千葉 それは、発売されたばかりの著作、『他なる映画と 1』の一番最初に書いてありますよね。
濱口 そうです、「映画の、ショットについて」でも書いていますね。
リサーチの情報量とその限界
濱口 『勉強の哲学』で、アイロニーとユーモアと享楽的なこだわりを三すくみで葛藤させていく、という図式があったと思うんですけど、それに近いというか、リサーチはやっぱり現実ですごく情報量が多い。ものすごく役に立つものなんです。自分の中にそれが落とし込まれていって、かなり直接的に作品に反映することができる。ただ、リサーチには限界があって。一つは、それが本当に必要なものなのかどうか分からないまま、横すべりしていく傾向があるっていうことなんです。
千葉 結局、何を見つけに行ってるのかが分からなくなると。
濱口 あれもこれも見つかりましたけど、それが何に使えるか分からない。プラス、これは関係性にもよるんだけれども、人のプライベートってそんなに聞いちゃいけないわけです。人間生活の重要な部分を、簡単に掘り下げられはしない。もし聞くんなら、ある種の覚悟が要る。何でもかんでも聞くわけにはいかないという局面に、ぶち当たることがある。そこでどうするかというときにやっているのは、プロットを書いた後のことが多いんだけど、サブテキストを書く。
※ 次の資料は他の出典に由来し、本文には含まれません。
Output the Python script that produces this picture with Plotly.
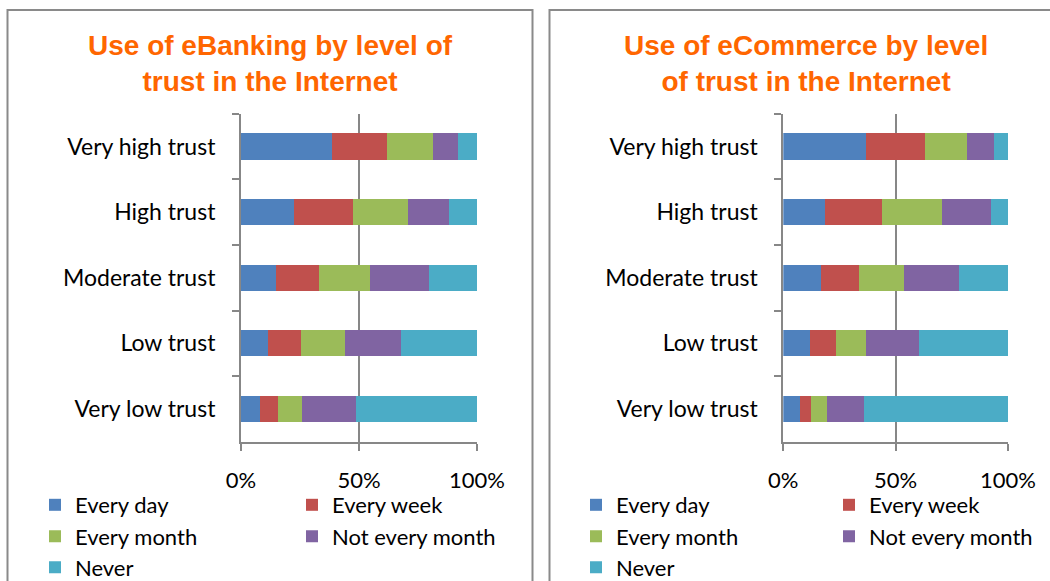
import plotly.graph_objects as go

# Trust levels, listed from top to bottom of each chart
categories = ["Very high trust", "High trust", "Moderate trust", "Low trust", "Very low trust"]
series_names = ["Every day", "Every week", "Every month", "Not every month", "Never"]

# Share of users (%) by frequency of use - eBanking
ebanking_every_day = [38.4, 22.6, 14.7, 11.6, 7.9]
ebanking_every_week = [23.5, 25.0, 18.5, 14.0, 7.9]
ebanking_every_month = [19.3, 23.3, 21.3, 18.3, 9.9]
ebanking_not_every_month = [10.9, 17.2, 25.3, 24.0, 23.2]
ebanking_never = [7.9, 11.9, 20.2, 32.1, 51.1]

# Share of users (%) by frequency of use - eCommerce
ecommerce_every_day = [36.7, 18.7, 16.6, 11.9, 7.6]
ecommerce_every_week = [26.4, 25.4, 17.2, 11.5, 4.6]
ecommerce_every_month = [18.8, 26.5, 20.0, 13.4, 7.1]
ecommerce_not_every_month = [11.7, 22.0, 24.2, 23.7, 16.8]
ecommerce_never = [6.4, 7.4, 22.0, 39.5, 63.9]

x_tickvals = [0, 50, 100]
x_ticktext = ["0%", "50%", "100%"]

colors = ["#4F81BD", "#C0504D", "#9BBB59", "#8064A2", "#4BACC6"]

W, H = 1050, 581
LABEL_FONT = "Lato, 'Open Sans', sans-serif"
TITLE_FONT = "'Liberation Sans', Arial, sans-serif"
AXIS_GREY = "#878787"


def px_x(p):
    return p / W


def px_y(p):
    return 1 - p / H


fig = go.Figure()

panels = [
    dict(suffix="", title="Use of eBanking by level of<br>trust in the Internet",
         values=[ebanking_every_day, ebanking_every_week, ebanking_every_month,
                 ebanking_not_every_month, ebanking_never],
         legend_x=[35, 292], center=270),
    dict(suffix="2", title="Use of eCommerce by level<br>of trust in the Internet",
         values=[ecommerce_every_day, ecommerce_every_week, ecommerce_every_month,
                 ecommerce_not_every_month, ecommerce_never],
         legend_x=[576, 829], center=806),
]

legend_rows = [505, 536.5, 567.5]
# grid position (row, column) of each legend entry
legend_slots = [(0, 0), (0, 1), (1, 0), (1, 1), (2, 0)]

layout_legends = {}
legend_idx = 0
for panel in panels:
    for i, name in enumerate(series_names):
        legend_idx += 1
        lid = "legend" if legend_idx == 1 else f"legend{legend_idx}"
        fig.add_trace(go.Bar(
            y=categories,
            x=panel["values"][i],
            name=name,
            orientation="h",
            marker=dict(color=colors[i], line=dict(width=0)),
            xaxis="x" + panel["suffix"],
            yaxis="y" + panel["suffix"],
            legend=lid,
            hovertemplate="%{y}: %{x:.1f}%<extra>" + name + "</extra>",
        ))
        r, c = legend_slots[i]
        layout_legends[lid] = dict(
            x=px_x(panel["legend_x"][c]), y=px_y(legend_rows[r]),
            xanchor="left", yanchor="middle",
            orientation="v",
            bgcolor="rgba(0,0,0,0)", borderwidth=0,
            font=dict(family=LABEL_FONT, size=22, color="#000000"),
            itemwidth=30,
        )

x_domains = [[241 / W, 477 / W], [783.3 / W, 1008 / W]]
y_domain = [px_y(441.7), px_y(113.7)]

axis_common_x = dict(
    range=[0, 100], tickvals=x_tickvals, ticktext=x_ticktext,
    showgrid=True, gridcolor=AXIS_GREY, gridwidth=1.6,
    showline=True, linecolor=AXIS_GREY, linewidth=2,
    ticks="outside", ticklen=7, tickwidth=2, tickcolor=AXIS_GREY,
    ticklabelstandoff=11, zeroline=False,
    tickfont=dict(family=LABEL_FONT, size=22, color="#000000"),
    fixedrange=True,
)
axis_common_y = dict(
    type="category", categoryorder="array", categoryarray=categories,
    autorange="reversed", tickson="boundaries",
    showgrid=False, showline=True, linecolor=AXIS_GREY, linewidth=2,
    ticks="outside", ticklen=7, tickwidth=2, tickcolor=AXIS_GREY,
    ticklabelstandoff=19,
    tickfont=dict(family=LABEL_FONT, size=23, color="#000000"),
    domain=y_domain, fixedrange=True,
)

layout = dict(
    width=W, height=H,
    margin=dict(l=0, r=0, t=0, b=0, autoexpand=False),
    paper_bgcolor="#FFFFFF", plot_bgcolor="#FFFFFF",
    barmode="stack", bargap=0.6,
    showlegend=True,
    xaxis=dict(domain=x_domains[0], anchor="y", **axis_common_x),
    yaxis=dict(anchor="x", **axis_common_y),
    xaxis2=dict(domain=x_domains[1], anchor="y2", **axis_common_x),
    yaxis2=dict(anchor="x2", **axis_common_y),
    shapes=[
        dict(type="rect", xref="paper", yref="paper",
             x0=px_x(7.5), x1=px_x(532.5), y0=-0.1, y1=px_y(10),
             line=dict(color="#8A8A8A", width=2), fillcolor="rgba(0,0,0,0)", layer="below"),
        dict(type="rect", xref="paper", yref="paper",
             x0=px_x(549.5), x1=1.1, y0=-0.1, y1=px_y(10),
             line=dict(color="#8A8A8A", width=2), fillcolor="rgba(0,0,0,0)", layer="below"),
    ],
    annotations=[
        dict(text=p["title"], xref="paper", yref="paper",
             x=px_x(p["center"]), y=px_y(63), xanchor="center", yanchor="middle",
             showarrow=False, align="center",
             font=dict(family=TITLE_FONT, size=28, color="#FF6600", weight="bold"))
        for p in panels
    ],
)
layout.update(layout_legends)
fig.update_layout(**layout)

fig.write_html("out.html")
このサブテキストは、キャラクターに関する情報みたいなもの。『ハッピーアワー』を作っていたときは個ぐらい、例えば何が好きですか、とか、家族と仲がいいですか、とか、質問表みたいなものを作って、想定しているキャラクターにそれを答えさせていく。これもある種、対話形式なんですけど。
千葉 仮想カウンセリングみたいなものですね。
濱口 それでそのキャラクターの、物語の必要性を超えて、情報量を増やしていく。その中には、普通だったら聞けないような、セックスは好きですか、とか、人を愛することはあなたにとってどういうことなんですか、みたいなことを聞いたりする。キャラクターの傾向によってはそれに答えなかったりするから、それをさらに深掘りするみたいな、よく分からないフィクショナルな遠回りもあるんですけど。こうすると、ある種の仮想的な深掘りが可能になっていって、キャラクターが準-他者化していく。要するにキャラクターってプロットができてる場合、構造の要請に従って動くわけですよね。でも、その要請に従って動き過ぎると、面白くないわけです。すごく世界が平板化する。
千葉 もっと余りも欲しいってことですよね。物語以外のところでは、全然違う動きをしている可能性があるわけで。